Muy
internamente, muy en el fondo, allá entre los callejones inhóspitos del cerebro
se encuentra el pecado total del ser humano, ese que germina de la
incertidumbre y estimula el pánico interno hasta crear grietas en tu seguridad;
no se trata del pecado religioso ni el social ni el familiar sino del pecado
del ego.
El
humano, pecador natural, desconoce el ego. Y por eso se confunde y se refugia
en la serenidad de la oscuridad.
El
humano común, el de la conciencia corrompida, necesita con mucha frecuencia la
soledad; es vital para su desempeño. Tan necesario, que no es sino en la
soledad donde consigue la fractura de su cerebro y lamenta la imperfección de
su ego. Y es que no hay 'un' ego sino una división de él. El hombre común, el
del ego dividido, se habla a sí mismo, discute con él, se dice cumplidos y
nunca, bajo ninguna circunstancia, les habla a otros de su pecado. Porque los
otros también tenemos pecados.
Entiende
que el hombre común debe proteger su pecado, porque el día que un sobreviviente
condenado se siente vulnerable, atacará su ego, o al menos una parte de él. Si
algún humano ataca tu ego, o peor aún, una parte de él, tienes que protegerla o
se fragmentará. ¡Y no quieres un fragmento fragmentado!, esos serían tres
partes dentro de ti, tres voces hablándote y una de ella siempre recordándote al
alguien que provocó tal división. Y si grita nombres, aturdirá tus nervios.
Un
pecador aturdido se convierte en un hombre común sobreviviente, un maltratador
de egos, un hambriento de fracturas. Uno que querrás evitar.
Muy
internamente, muy en el fondo, allá donde los mares nacen de la turbulencia, se
encuentra el corazón, la amalgama desprendida del cerebro en un descuido de la
evolución, una necesidad que tuvo que despedirse de lo vital para conservar lo
sentimental porque sin lo sentimental, el humano común caminaba el sendero de
los dinosaurios; sin lo sentimental, el humano común se volvía sobreviviente. Así
surgieron los hombres comunes y los humanos comunes sobrevivientes.
En
la superficie del mar turbulento y las calles inhóspitas, reside la piel, el
sello extraordinario que resguarda la inocencia, la que camufla lo repetitivo
de lo que somos. Y nos hacemos diferentes. La piel también está fragmentada,
una parte interna protegiendo lo común y una externa sufriendo el celibato.
Está
tu piel y está la mía. Los sobrevivientes nos detectan.
Mi
pecado se volvió una galaxia, tantos fragmentos parecen estrellas en mi cabeza.
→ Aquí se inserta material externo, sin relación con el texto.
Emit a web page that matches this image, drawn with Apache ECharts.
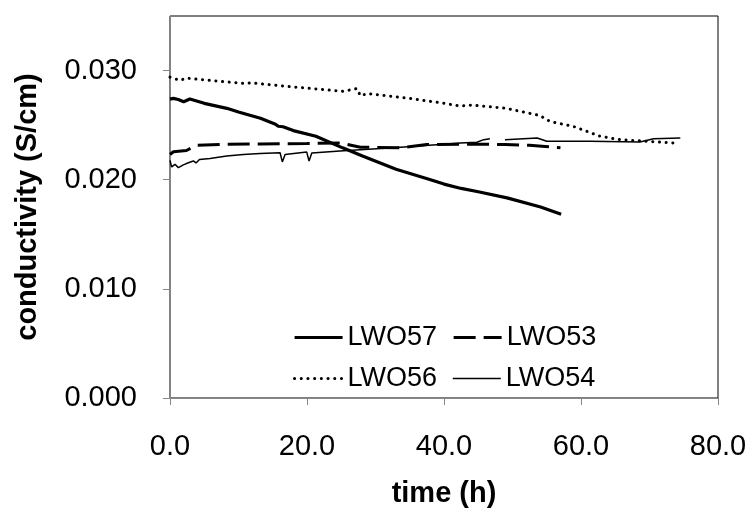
<!DOCTYPE html>
<html>
<head>
<meta charset="utf-8">
<script src="https://cdn.jsdelivr.net/npm/echarts@6/dist/echarts.min.js"></script>
<style>
html,body{margin:0;padding:0;background:#fff;}
#chart{width:753px;height:513px;}
</style>
</head>
<body>
<div id="chart"></div>
<script>
// ---- data (time in h, conductivity in S/cm) ----
const seriesNames = ['LWO57', 'LWO53', 'LWO56', 'LWO54'];
const xTicks = [0, 20, 40, 60, 80];
const yTicks = [0, 0.01, 0.02, 0.03];

const t57 = [0, 0.5, 1.2, 2.0, 2.9, 5.0, 8.3, 10.0, 13.2, 15.4, 15.8, 16.5, 18.0, 21.3, 25.2, 28.1, 33.0, 37.8, 40.0, 42.5, 45.0, 49.2, 54.1, 57.1];
const v57 = [0.02738, 0.02745, 0.02735, 0.02714, 0.0274, 0.0270, 0.02654, 0.0262, 0.02563, 0.02509, 0.0249, 0.02485, 0.0245, 0.02398, 0.02292, 0.02217, 0.02096, 0.02005, 0.0196, 0.0192, 0.0189, 0.01834, 0.0175, 0.01684];

const t53 = [0, 0.5, 2.4, 3.9, 8.0, 13.2, 20.0, 24.8, 27.8, 33.6, 37.5, 42.4, 46.0, 48.9, 52.5, 54.3, 57.0];
const v53 = [0.02231, 0.02256, 0.02268, 0.02316, 0.02325, 0.02328, 0.02332, 0.02337, 0.02298, 0.02292, 0.02322, 0.02325, 0.02326, 0.02322, 0.02316, 0.02307, 0.02292];

const t56 = [0, 1.46, 2.4, 5.8, 11.2, 11.7, 18.0, 25.3, 27.3, 27.8, 28.8, 35.1, 40.0, 42.4, 44.0, 49.1, 54.0, 55.5, 58.9, 62.8, 65.7, 69.6, 73.5];
const v56 = [0.0294, 0.0291, 0.02931, 0.0291, 0.0288, 0.02888, 0.0285, 0.0281, 0.02835, 0.02768, 0.0279, 0.02744, 0.0270, 0.02675, 0.02684, 0.02654, 0.02588, 0.02533, 0.02488, 0.02398, 0.02367, 0.02352, 0.02337];

const t54 = [0, 0.24, 0.73, 1.22, 1.95, 2.68, 3.41, 3.8, 4.3, 5.84, 8.28, 10.7, 13.15, 16.07, 16.4, 16.8, 19.96, 20.3, 20.7, 24.8, 32.6, 39.4, 42.4, 44.8, 45.8, 46.7, 47.8, 48.9, 51.6, 53.6, 55.0, 61.3, 68.6, 70.6, 74.5];
const v54 = [0.02177, 0.02117, 0.02141, 0.02111, 0.02136, 0.02156, 0.02172, 0.02154, 0.02186, 0.02195, 0.02217, 0.02231, 0.0224, 0.02247, 0.02163, 0.02231, 0.02253, 0.02172, 0.02244, 0.02262, 0.02292, 0.02322, 0.02337, 0.02343, 0.02367, 0.02376, null, 0.02367, 0.02376, 0.02382, 0.02352, 0.02352, 0.02346, 0.02376, 0.02382];

function zip(t, v) { return t.map((x, i) => [x, v[i]]); }

const FONT = '"Liberation Sans", Arial, sans-serif';
const styles = {
  LWO57: {color: '#000', width: 3.2, type: 'solid'},
  LWO53: {color: '#000', width: 3, type: [22, 8]},
  LWO56: {color: '#000', width: 3, type: [0.1, 6.6], cap: 'round'},
  LWO54: {color: '#000', width: 1.5, type: 'solid'}
};
const chart = echarts.init(document.getElementById('chart'), null, {renderer: 'canvas'});

function legendCfg(names, top) {
  return {
    data: names.map(n => ({name: n, lineStyle: styles[n], itemStyle: {opacity: 0}})),
    left: 288, top: top, orient: 'horizontal',
    itemWidth: 48, itemHeight: 14, itemGap: 15,
    itemStyle: {opacity: 0},
    textStyle: {fontFamily: FONT, fontSize: 27, color: '#000', padding: [0, 0, 0, 0]},
    selectedMode: false
  };
}

const option = {
  backgroundColor: '#fff',
  animation: false,
  grid: {
    left: 170, right: 35, top: 16, bottom: 109,
    show: true, borderColor: '#000', borderWidth: 1, backgroundColor: 'transparent'
  },
  legend: [legendCfg([seriesNames[0], seriesNames[1]], 319), legendCfg([seriesNames[2], seriesNames[3]], 360)],
  xAxis: {
    type: 'value', min: xTicks[0], max: xTicks[xTicks.length - 1], interval: 20,
    name: 'time (h)', nameLocation: 'middle', nameGap: 81,
    nameTextStyle: {fontFamily: FONT, fontSize: 29, fontWeight: 'bold', color: '#000'},
    axisLine: {show: true, lineStyle: {color: '#868686', width: 1}},
    axisTick: {show: true, length: 7, lineStyle: {color: '#868686'}},
    axisLabel: {fontFamily: FONT, fontSize: 29, color: '#000', margin: 34,
      formatter: v => v.toFixed(1)},
    splitLine: {show: false}
  },
  yAxis: {
    type: 'value', min: yTicks[0], max: 0.035, interval: 0.01,
    name: 'conductivity (S/cm)', nameLocation: 'middle', nameGap: 128,
    nameTextStyle: {fontFamily: FONT, fontSize: 29, fontWeight: 'bold', color: '#000'},
    axisLine: {show: true, lineStyle: {color: '#868686', width: 1}},
    axisTick: {show: true, length: 7, lineStyle: {color: '#868686'}},
    axisLabel: {fontFamily: FONT, fontSize: 29, color: '#000', margin: 33, showMaxLabel: false,
      formatter: v => (Math.round(v * 1000) % 10 === 0 ? v.toFixed(3) : '')},
    splitLine: {show: false}
  },
  series: [
    {
      name: seriesNames[0], type: 'line', data: zip(t57, v57), showSymbol: false, symbol: 'none',
      lineStyle: styles.LWO57, itemStyle: {color: '#000'}, z: 4
    },
    {
      name: seriesNames[1], type: 'line', data: zip(t53, v53), showSymbol: false, symbol: 'none',
      lineStyle: styles.LWO53, itemStyle: {color: '#000'}, z: 3
    },
    {
      name: seriesNames[2], type: 'line', data: zip(t56, v56), showSymbol: false, symbol: 'none',
      lineStyle: styles.LWO56, itemStyle: {color: '#000'}, z: 2
    },
    {
      name: seriesNames[3], type: 'line', data: zip(t54, v54), showSymbol: false, symbol: 'none',
      connectNulls: false,
      lineStyle: styles.LWO54, itemStyle: {color: '#000'}, z: 2
    }
  ]
};
chart.setOption(option);
</script>
</body>
</html>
Todo me impresiona. Escucho muchas voces, muchos nombres. Nada común. Tus mares
ya no nacen de la turbulencia. Son calmos, sin vida. No hay pulso.
Ahí,
tú y yo, imperfectos por fuera, comunes por dentro, te atreves a agredir mi
piel por no ser semejante a la tuya. Tu piel, esa confesión desesperada de
desahogos carnales, pútrida y abusada. ¡Tu piel! Y te parece que la virginidad
de la mía es alarmante.
Muy
internamente, muy en el fondo, en un metraje que me supera en distancia, se
encuentra un estímulo canceroso con tu perfume, con tu rostro y huellas
dactilares. Te encuentras en cautiverio, con resequedad e intriga, con ganas de
llegar a mí.
No
vas a llegar a mí. No puedes llegar a mí porque en las calles de tu cerebro ya
transitan seres indeseados, y en el mar de tus entrañas nadan peces sin
escamas, mohosos y sin rumbo. Y mi piel sigue siendo virgen. "Tú y
yo" ya no crea frases coherentes. Tú y tus 'Te amo' emanan ácido, y mi
cuerpo es vulnerable.
Me
di cuenta a tiempo de que eres otro tipo de común y yo una nueva generación de
supervivientes que vino a invadir lo que queda de estas calles.